Moreover, socialism rejects the primacy of capital in economic decision making and activity. Marx declared that capital would cease to have any functionary value in a truly working-class society since all things are produced and consumed without compensation or need for payment. Hence the rise of “certificates” certifying what one has produced and what, based on his productivity, one can consume. Marx’s “classless society” is not one in which all receive the same amount of money—capital—for their work. Marx’s “classless society” is one in which all people control their labor and the fruits to receive from their labor. If one decides to labor more than another, he will have more certificates to enjoy from a consumeristic standpoint but enjoy less leisure time because of his increased work. If one decides to labor less, he will have less certificates to enjoy from a consumeristic standpoint but enjoy greater leisure time because of the fewer hours worked. As Marx wrote:
What he has given to it is his individual quantum of labor. For example, the social working day consists of the sum of the individual hours of work; the individual labor-time of the individual producer is the part of the social working day contributed by him, his share in it. He receives a certificate from society that he has furnished such-and-such an amount of labor (after deducting his labor for the common funds); and with this certificate, he draws from the social stock of means of consumption as much as the same amount of labor cost. The same amount of labor which he has given to society in one form, he receives back in another.[2]

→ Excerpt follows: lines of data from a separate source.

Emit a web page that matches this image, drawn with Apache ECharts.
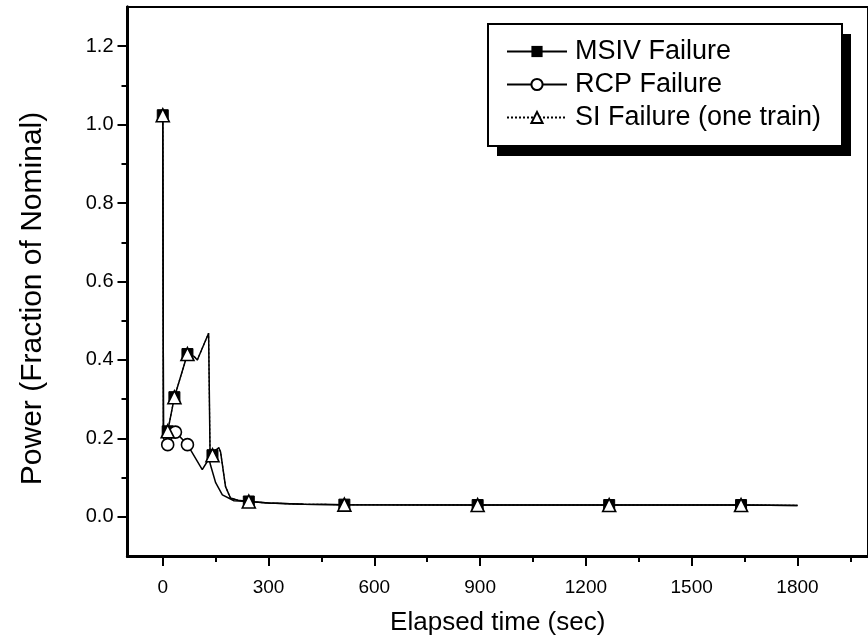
<!DOCTYPE html>
<html>
<head>
<meta charset="utf-8">
<script src="https://cdn.jsdelivr.net/npm/echarts@6/dist/echarts.min.js"></script>
<style>
  html, body { margin: 0; padding: 0; background: #fff; }
  #chart { width: 868px; height: 643px; }
</style>
</head>
<body>
<div id="chart"></div>
<script>
// Reactor power after the initiating event, three failure cases
const msivTime  = [0, 2, 14, 33, 70, 89, 98, 130, 134, 141, 150, 159, 164, 178, 192, 213, 244, 300, 400, 515, 893, 1266, 1640, 1800];
const msivPower = [1.024, 0.21, 0.218, 0.305, 0.415, 0.409, 0.400, 0.468, 0.17, 0.157, 0.170, 0.176, 0.165, 0.077, 0.048, 0.042, 0.039, 0.035, 0.032, 0.031, 0.030, 0.030, 0.030, 0.029];
const msivMarks = [0, 14, 33, 70, 141, 244, 515, 893, 1266, 1640];

const rcpTime  = [0, 2, 14, 36, 70, 112, 131, 136, 150, 169, 202, 244, 300, 400, 515, 893, 1266, 1640, 1800];
const rcpPower = [1.024, 0.20, 0.184, 0.216, 0.184, 0.120, 0.148, 0.130, 0.087, 0.056, 0.041, 0.039, 0.035, 0.032, 0.031, 0.030, 0.030, 0.030, 0.029];
const rcpMarks = [14, 36, 70];

const siTime  = [0, 2, 14, 33, 70, 89, 98, 130, 134, 141, 150, 159, 164, 178, 192, 213, 244, 300, 400, 515, 893, 1266, 1640, 1800];
const siPower = [1.024, 0.21, 0.218, 0.305, 0.415, 0.409, 0.400, 0.468, 0.17, 0.157, 0.170, 0.176, 0.165, 0.077, 0.048, 0.042, 0.039, 0.035, 0.032, 0.031, 0.030, 0.030, 0.030, 0.029];
const siMarks = [0, 14, 33, 70, 141, 244, 515, 893, 1266, 1640];

const seriesNames = ['MSIV Failure', 'RCP Failure', 'SI Failure (one train)'];

const xMajor = [0, 300, 600, 900, 1200, 1500, 1800];
const xMinor = [150, 450, 750, 1050, 1350, 1650, 1950];
const yMajor = [0.0, 0.2, 0.4, 0.6, 0.8, 1.0, 1.2];
const yMinor = [0.1, 0.3, 0.5, 0.7, 0.9, 1.1];

const FONT = '"Liberation Sans", Arial, sans-serif';
const X_MIN = -100, X_MAX = 2000, Y_MIN = -0.1, Y_MAX = 1.3;

function pairs(ts, vs) { return ts.map((t, i) => [t, vs[i]]); }
function sizeAt(marks, size) {
  const set = new Set(marks);
  return function (val) { return set.has(val[0]) ? size : 0; };
}

const chart = echarts.init(document.getElementById('chart'), null, { renderer: 'canvas' });

const baseX = {
  type: 'value', min: X_MIN, max: X_MAX,
  splitLine: { show: false },
  axisLine: { show: true, onZero: false, lineStyle: { color: '#000', width: 3 } }
};
const baseY = {
  type: 'value', min: Y_MIN, max: Y_MAX,
  splitLine: { show: false },
  axisLine: { show: true, onZero: false, lineStyle: { color: '#000', width: 3 } }
};

// legend frame with a hard drop shadow
const LEG = { x: 488, y: 24, w: 354, h: 122, dx: 9, dy: 10 };

chart.setOption({
  animation: false,
  backgroundColor: '#fff',
  grid: {
    left: 127.5, top: 7, width: 747, height: 549,
    show: true, borderColor: '#000', borderWidth: 2, backgroundColor: 'transparent'
  },
  graphic: [
    { type: 'rect', z: 10, silent: true,
      shape: { x: LEG.x + LEG.dx, y: LEG.y + LEG.dy, width: LEG.w, height: LEG.h },
      style: { fill: '#000' } },
    { type: 'rect', z: 11, silent: true,
      shape: { x: LEG.x, y: LEG.y, width: LEG.w, height: LEG.h },
      style: { fill: '#fff', stroke: '#000', lineWidth: 2 } }
  ],
  legend: {
    z: 20,
    orient: 'vertical',
    left: 506, top: 38,
    data: seriesNames,
    itemWidth: 60, itemHeight: 14, itemGap: 6,
    padding: 0,
    textStyle: { fontFamily: FONT, fontSize: 27, color: '#000', padding: [0, 0, 0, 3] }
  },
  xAxis: [
    Object.assign({}, baseX, {
      name: 'Elapsed time (sec)', nameLocation: 'middle', nameGap: 54,
      nameTextStyle: { fontFamily: FONT, fontSize: 26, color: '#000' },
      axisTick: { show: true, inside: false, length: 10, customValues: xMajor, lineStyle: { color: '#000', width: 2 } },
      axisLabel: { show: true, customValues: xMajor, margin: 22, fontFamily: FONT, fontSize: 19, color: '#000',
        formatter: v => String(v) }
    }),
    Object.assign({}, baseX, {
      position: 'bottom',
      axisTick: { show: true, inside: false, length: 6, customValues: xMinor, lineStyle: { color: '#000', width: 2 } },
      axisLabel: { show: false }
    })
  ],
  yAxis: [
    Object.assign({}, baseY, {
      name: 'Power (Fraction of Nominal)', nameLocation: 'middle', nameGap: 80,
      nameTextStyle: { fontFamily: FONT, fontSize: 30, color: '#000', padding: [0, 34, 0, 0] },
      axisTick: { show: true, inside: false, length: 10, customValues: yMajor, lineStyle: { color: '#000', width: 2 } },
      axisLabel: { show: true, customValues: yMajor, margin: 14, fontFamily: FONT, fontSize: 20, color: '#000',
        formatter: v => v.toFixed(1) }
    }),
    Object.assign({}, baseY, {
      position: 'left',
      axisTick: { show: true, inside: false, length: 6, customValues: yMinor, lineStyle: { color: '#000', width: 2 } },
      axisLabel: { show: false }
    })
  ],
  series: [
    {
      name: seriesNames[0], type: 'line', z: 2,
      data: pairs(msivTime, msivPower),
      showAllSymbol: true, symbol: 'rect', symbolSize: sizeAt(msivMarks, 11),
      itemStyle: { color: '#000', borderColor: '#000' },
      lineStyle: { color: '#000', width: 1.5, type: 'solid' }
    },
    {
      name: seriesNames[1], type: 'line', z: 3,
      data: pairs(rcpTime, rcpPower),
      showAllSymbol: true, symbol: 'circle', symbolSize: sizeAt(rcpMarks, 12),
      itemStyle: { color: '#fff', borderColor: '#000', borderWidth: 1.6 },
      lineStyle: { color: '#000', width: 1.5, type: 'solid' }
    },
    {
      name: seriesNames[2], type: 'line', z: 4,
      data: pairs(siTime, siPower),
      showAllSymbol: true, symbol: 'triangle', symbolSize: sizeAt(siMarks, 13),
      itemStyle: { color: '#fff', borderColor: '#000', borderWidth: 1.6 },
      lineStyle: { color: '#000', width: 1.2, type: [2, 2] }
    }
  ]
});
</script>
</body>
</html>
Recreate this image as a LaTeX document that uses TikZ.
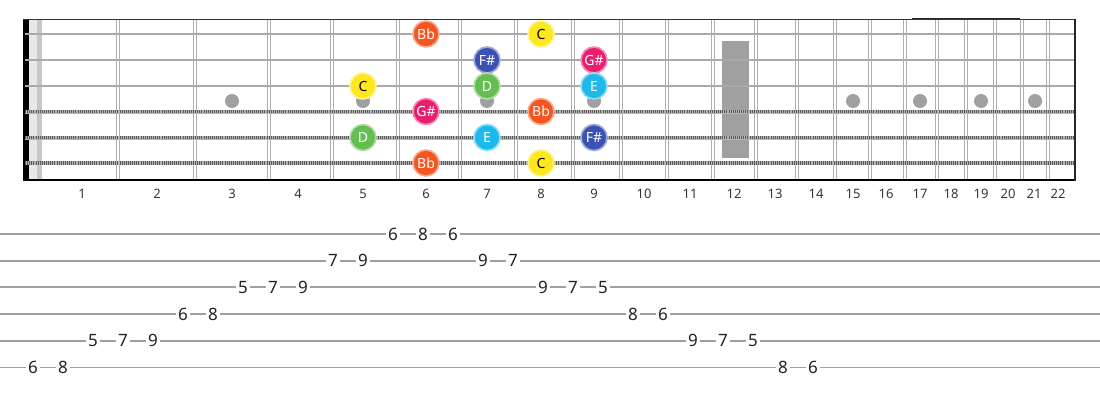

The modern “socialist” idea of an egalitarian society sharing in capital prosperity is not socialism. It never has been. It never will. That idea is called social democracy. And it was condemned as a variation of liberalism by socialists and Marxists during the Second International (1889-1916). Most socialists speak falsely of socialism, which means they are not really socialists despite whatever label they wish to—ignorantly—describe themselves as. Most contemporary people who claim to be socialist are more a mix of industrial socialist progressivism mixed with left-liberalism where capital still reigns supreme as the arbiter of economic activity and well-being. They are, as the Second International condemned them as, social democrats—who are just a variation of the species of liberal.
[1] Cf. The German Ideology. In The German Ideology, never published in Marx’s lifetime, Marx states that the sexual division of labor is the origin of inequality and the beginning of economic competition which led to the class dialectic between male and female which destroyed original equality and eventually mutated and gave way to the five traditional epochs of history associated with Marxian History: Slavery, Feudalism, Capitalism, Socialism, and Communism.
[2] Karl Marx, Critique of the Gotha Program, § 1.